# [RECORDED DATA]
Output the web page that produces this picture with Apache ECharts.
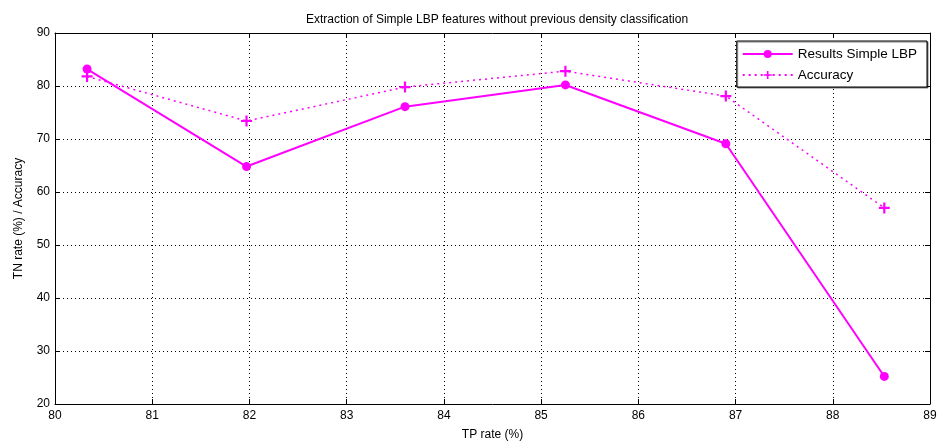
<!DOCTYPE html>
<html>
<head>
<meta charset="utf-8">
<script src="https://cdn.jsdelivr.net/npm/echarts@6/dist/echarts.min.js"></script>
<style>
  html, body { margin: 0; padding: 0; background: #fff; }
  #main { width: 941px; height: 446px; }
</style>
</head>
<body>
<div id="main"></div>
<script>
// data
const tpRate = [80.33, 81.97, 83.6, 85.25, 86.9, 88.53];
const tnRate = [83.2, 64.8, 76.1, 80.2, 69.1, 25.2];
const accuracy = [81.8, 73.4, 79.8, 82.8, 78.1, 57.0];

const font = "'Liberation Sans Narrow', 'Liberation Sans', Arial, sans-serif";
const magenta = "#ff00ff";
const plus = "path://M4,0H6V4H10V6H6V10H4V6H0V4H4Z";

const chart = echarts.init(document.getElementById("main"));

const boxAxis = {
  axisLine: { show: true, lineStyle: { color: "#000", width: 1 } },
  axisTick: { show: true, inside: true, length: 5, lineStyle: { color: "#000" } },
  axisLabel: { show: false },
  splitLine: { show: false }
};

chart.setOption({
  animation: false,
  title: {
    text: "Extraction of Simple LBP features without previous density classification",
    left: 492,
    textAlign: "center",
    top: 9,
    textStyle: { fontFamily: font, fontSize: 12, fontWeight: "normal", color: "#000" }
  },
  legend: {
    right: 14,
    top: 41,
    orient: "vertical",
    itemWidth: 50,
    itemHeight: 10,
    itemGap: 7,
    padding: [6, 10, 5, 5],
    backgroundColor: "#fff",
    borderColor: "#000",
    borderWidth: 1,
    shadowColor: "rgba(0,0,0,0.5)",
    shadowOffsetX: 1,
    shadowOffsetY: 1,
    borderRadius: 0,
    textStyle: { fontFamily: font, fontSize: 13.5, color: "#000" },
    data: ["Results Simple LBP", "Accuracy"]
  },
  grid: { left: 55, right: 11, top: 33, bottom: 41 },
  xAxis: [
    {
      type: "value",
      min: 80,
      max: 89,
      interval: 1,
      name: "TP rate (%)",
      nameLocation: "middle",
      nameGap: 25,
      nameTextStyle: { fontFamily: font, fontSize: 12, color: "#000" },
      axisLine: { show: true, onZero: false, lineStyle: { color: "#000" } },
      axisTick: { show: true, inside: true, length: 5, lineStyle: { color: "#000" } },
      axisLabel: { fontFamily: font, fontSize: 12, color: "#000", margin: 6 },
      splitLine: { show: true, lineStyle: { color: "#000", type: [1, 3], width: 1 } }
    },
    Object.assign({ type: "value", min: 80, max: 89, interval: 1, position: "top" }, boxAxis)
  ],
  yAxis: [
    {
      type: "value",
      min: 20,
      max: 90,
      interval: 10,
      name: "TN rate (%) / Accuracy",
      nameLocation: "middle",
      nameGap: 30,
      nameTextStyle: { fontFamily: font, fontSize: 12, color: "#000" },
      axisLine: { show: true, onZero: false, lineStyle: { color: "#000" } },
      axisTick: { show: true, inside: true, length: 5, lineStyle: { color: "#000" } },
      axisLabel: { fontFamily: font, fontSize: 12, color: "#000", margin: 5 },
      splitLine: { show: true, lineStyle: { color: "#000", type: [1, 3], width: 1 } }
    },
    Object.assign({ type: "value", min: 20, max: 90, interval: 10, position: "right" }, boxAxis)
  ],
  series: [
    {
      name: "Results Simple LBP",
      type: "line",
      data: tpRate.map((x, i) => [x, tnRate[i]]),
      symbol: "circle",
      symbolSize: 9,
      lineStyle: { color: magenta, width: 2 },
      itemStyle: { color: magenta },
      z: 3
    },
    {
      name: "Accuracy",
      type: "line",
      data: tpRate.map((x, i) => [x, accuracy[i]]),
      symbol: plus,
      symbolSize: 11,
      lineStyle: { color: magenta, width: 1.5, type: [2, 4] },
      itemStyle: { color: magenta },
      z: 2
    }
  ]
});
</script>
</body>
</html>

# [EXERCISE DIRECTIONS]
Quote the material word for word, dropping any images it holds.

# [THE RESULT]
Output the web page that produces this picture with Apache ECharts.
<!DOCTYPE html>
<html>
<head>
<meta charset="utf-8">
<script src="https://cdn.jsdelivr.net/npm/echarts@6/dist/echarts.min.js"></script>
<style>
  html, body { margin: 0; padding: 0; background: #fff; }
  #main { width: 941px; height: 446px; }
</style>
</head>
<body>
<div id="main"></div>
<script>
// data
const tpRate = [80.33, 81.97, 83.6, 85.25, 86.9, 88.53];
const tnRate = [83.2, 64.8, 76.1, 80.2, 69.1, 25.2];
const accuracy = [81.8, 73.4, 79.8, 82.8, 78.1, 57.0];

const font = "'Liberation Sans Narrow', 'Liberation Sans', Arial, sans-serif";
const magenta = "#ff00ff";
const plus = "path://M4,0H6V4H10V6H6V10H4V6H0V4H4Z";

const chart = echarts.init(document.getElementById("main"));

const boxAxis = {
  axisLine: { show: true, lineStyle: { color: "#000", width: 1 } },
  axisTick: { show: true, inside: true, length: 5, lineStyle: { color: "#000" } },
  axisLabel: { show: false },
  splitLine: { show: false }
};

chart.setOption({
  animation: false,
  title: {
    text: "Extraction of Simple LBP features without previous density classification",
    left: 492,
    textAlign: "center",
    top: 9,
    textStyle: { fontFamily: font, fontSize: 12, fontWeight: "normal", color: "#000" }
  },
  legend: {
    right: 14,
    top: 41,
    orient: "vertical",
    itemWidth: 50,
    itemHeight: 10,
    itemGap: 7,
    padding: [6, 10, 5, 5],
    backgroundColor: "#fff",
    borderColor: "#000",
    borderWidth: 1,
    shadowColor: "rgba(0,0,0,0.5)",
    shadowOffsetX: 1,
    shadowOffsetY: 1,
    borderRadius: 0,
    textStyle: { fontFamily: font, fontSize: 13.5, color: "#000" },
    data: ["Results Simple LBP", "Accuracy"]
  },
  grid: { left: 55, right: 11, top: 33, bottom: 41 },
  xAxis: [
    {
      type: "value",
      min: 80,
      max: 89,
      interval: 1,
      name: "TP rate (%)",
      nameLocation: "middle",
      nameGap: 25,
      nameTextStyle: { fontFamily: font, fontSize: 12, color: "#000" },
      axisLine: { show: true, onZero: false, lineStyle: { color: "#000" } },
      axisTick: { show: true, inside: true, length: 5, lineStyle: { color: "#000" } },
      axisLabel: { fontFamily: font, fontSize: 12, color: "#000", margin: 6 },
      splitLine: { show: true, lineStyle: { color: "#000", type: [1, 3], width: 1 } }
    },
    Object.assign({ type: "value", min: 80, max: 89, interval: 1, position: "top" }, boxAxis)
  ],
  yAxis: [
    {
      type: "value",
      min: 20,
      max: 90,
      interval: 10,
      name: "TN rate (%) / Accuracy",
      nameLocation: "middle",
      nameGap: 30,
      nameTextStyle: { fontFamily: font, fontSize: 12, color: "#000" },
      axisLine: { show: true, onZero: false, lineStyle: { color: "#000" } },
      axisTick: { show: true, inside: true, length: 5, lineStyle: { color: "#000" } },
      axisLabel: { fontFamily: font, fontSize: 12, color: "#000", margin: 5 },
      splitLine: { show: true, lineStyle: { color: "#000", type: [1, 3], width: 1 } }
    },
    Object.assign({ type: "value", min: 20, max: 90, interval: 10, position: "right" }, boxAxis)
  ],
  series: [
    {
      name: "Results Simple LBP",
      type: "line",
      data: tpRate.map((x, i) => [x, tnRate[i]]),
      symbol: "circle",
      symbolSize: 9,
      lineStyle: { color: magenta, width: 2 },
      itemStyle: { color: magenta },
      z: 3
    },
    {
      name: "Accuracy",
      type: "line",
      data: tpRate.map((x, i) => [x, accuracy[i]]),
      symbol: plus,
      symbolSize: 11,
      lineStyle: { color: magenta, width: 1.5, type: [2, 4] },
      itemStyle: { color: magenta },
      z: 2
    }
  ]
});
</script>
</body>
</html>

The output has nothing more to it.